The problem is that the above line of reasoning provides no reason to believe that the “marketing world” at the peak of function B is any worse than a random world at any lower threshold. As we relax the threshold on B, we include more worlds that are better in terms of A but also more that are worse. There’s no particular reason to believe, simply because the peak of B is at a different place than the peak of A, that the peak of B is at a valley of A. In fact, if B represents our best available estimate of A, it would seem that, even though the peak of B is predictably a marketing world, it’s still our best bet at getting a good value of A. A random world at any lower threshold should have a lower expected value of A.
True. Which is why I added arguments pointing that a marketing world will likely be bad. Even on your terms, a peak of B will probably involve a diversion of effort/energy that could have contributed to A, away from A. eg if A is apples and B is bananas, the world with the most bananas is likely to contain no apples at all.
It sounds like, “the better you do maximizing your utility function, the more likely you are to get a bad result,” which can’t be true with the ordinary meanings of all those words.
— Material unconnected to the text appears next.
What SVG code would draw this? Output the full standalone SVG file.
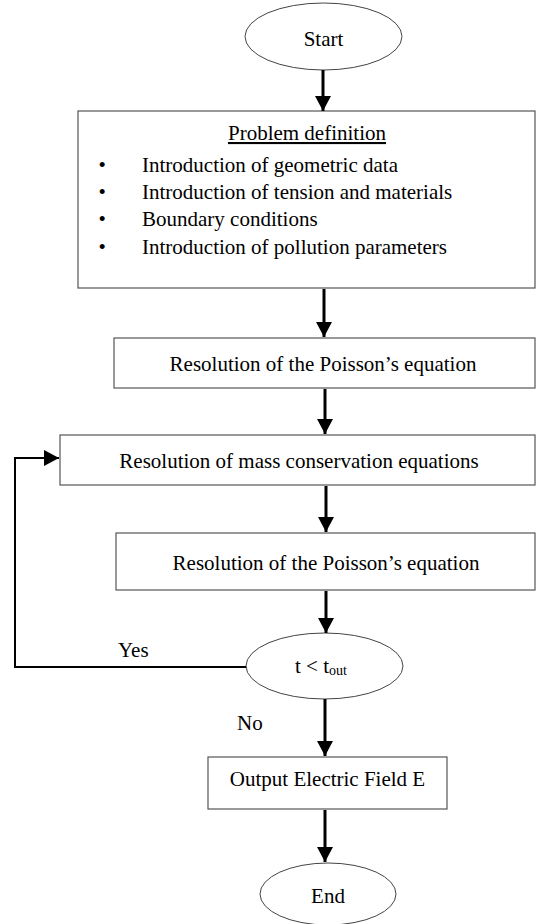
<svg xmlns="http://www.w3.org/2000/svg" width="536" height="924" viewBox="0 0 536 924">
<style>
.box{fill:#fff;stroke:#555;stroke-width:1.2}
.ell{fill:#fff;stroke:#444;stroke-width:1}
.t{font-family:"Liberation Serif","Times New Roman",serif;font-size:21px;fill:#000}
.c{text-anchor:middle}
.con{fill:none;stroke:#000;stroke-width:3}
.loop{fill:none;stroke:#000;stroke-width:2}
</style>
<defs>
<marker id="ah" markerUnits="userSpaceOnUse" markerWidth="16" markerHeight="16" refX="15" refY="8" orient="auto">
<path d="M0,0 L15,8 L0,16 z" fill="#000"/>
</marker>
</defs>
<rect width="536" height="924" fill="#fff"/>
<g id="start">
<ellipse class="ell" cx="323.5" cy="36.5" rx="78.5" ry="33.5"/>
<text class="t c" x="323.5" y="46">Start</text>
</g>
<g id="problem">
<rect class="box" x="78" y="111" width="457" height="177"/>
<text class="t c" x="307" y="140" text-decoration="underline">Problem definition</text>
<text class="t" x="98.5" y="172">•</text>
<text class="t" x="142" y="172">Introduction of geometric data</text>
<text class="t" x="98.5" y="199">•</text>
<text class="t" x="142" y="199">Introduction of tension and materials</text>
<text class="t" x="98.5" y="226">•</text>
<text class="t" x="142" y="226">Boundary conditions</text>
<text class="t" x="98.5" y="254">•</text>
<text class="t" x="142" y="254">Introduction of pollution parameters</text>
</g>
<g id="poisson1">
<rect class="box" x="114" y="338" width="421" height="50"/>
<text class="t c" x="323" y="371">Resolution of the Poisson’s equation</text>
</g>
<g id="mass">
<rect class="box" x="60" y="435" width="475" height="50"/>
<text class="t c" x="299" y="468">Resolution of mass conservation equations</text>
</g>
<g id="poisson2">
<rect class="box" x="116" y="533" width="419" height="57"/>
<text class="t c" x="326" y="570">Resolution of the Poisson’s equation</text>
</g>
<g id="decision">
<ellipse class="ell" cx="324.5" cy="666" rx="78.5" ry="33"/>
<text class="t" x="295" y="673">t &lt; t<tspan font-size="14" dy="2">out</tspan></text>
</g>
<g id="output">
<rect class="box" x="208" y="757" width="239" height="52"/>
<text class="t c" x="327.5" y="786">Output Electric Field E</text>
</g>
<g id="end">
<ellipse class="ell" cx="328" cy="894" rx="68" ry="31"/>
<text class="t c" x="328" y="903">End</text>
</g>
<g id="connectors">
<line class="con" x1="323" y1="70" x2="323" y2="111" marker-end="url(#ah)"/>
<line class="con" x1="324" y1="289" x2="324" y2="337" marker-end="url(#ah)"/>
<line class="con" x1="325" y1="389" x2="325" y2="434" marker-end="url(#ah)"/>
<line class="con" x1="326" y1="486" x2="326" y2="532" marker-end="url(#ah)"/>
<line class="con" x1="326" y1="591" x2="326" y2="633" marker-end="url(#ah)"/>
<line class="con" x1="325" y1="699" x2="325" y2="756" marker-end="url(#ah)"/>
<line class="con" x1="325" y1="810" x2="325" y2="862" marker-end="url(#ah)"/>
<polyline class="loop" points="246,667 15,667 15,458 59,458" marker-end="url(#ah)"/>
<text class="t" x="118" y="657">Yes</text>
<text class="t" x="237" y="730">No</text>
</g>
</svg>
The only ways I can see for this to be true is if you aren’t actually maximizing your utility function, or your true utility function is not the same as the one you’re maximizing. But then you’re just plain old maximizing the wrong thing.
Er, yes? But we don’t exactly have the right thing lying around, unless I’ve missed some really exciting FAI news...
Absolutely, granted. I guess I just found this post to be an extremely convoluted way to make the point of “if you maximize the wrong thing, you’ll get something that you don’t want, and the more effectively you achieve the wrong goal, the more you diverge from the right goal.” I don’t see that the existence of “marketing worlds” makes maximizing the wrong thing more dangerous than it already was.
Additionally, I’m kinda horrified about the class of fixes (of which the proposal is a member) which involve doing the wrong thing less effectively. Not that I have an actual fix in mind. It just sounds like a terrible idea—”we’re pretty sure that our specification is incomplete in an important, unknown way. So we’re going to satisfice instead of maximize when we take over the world.”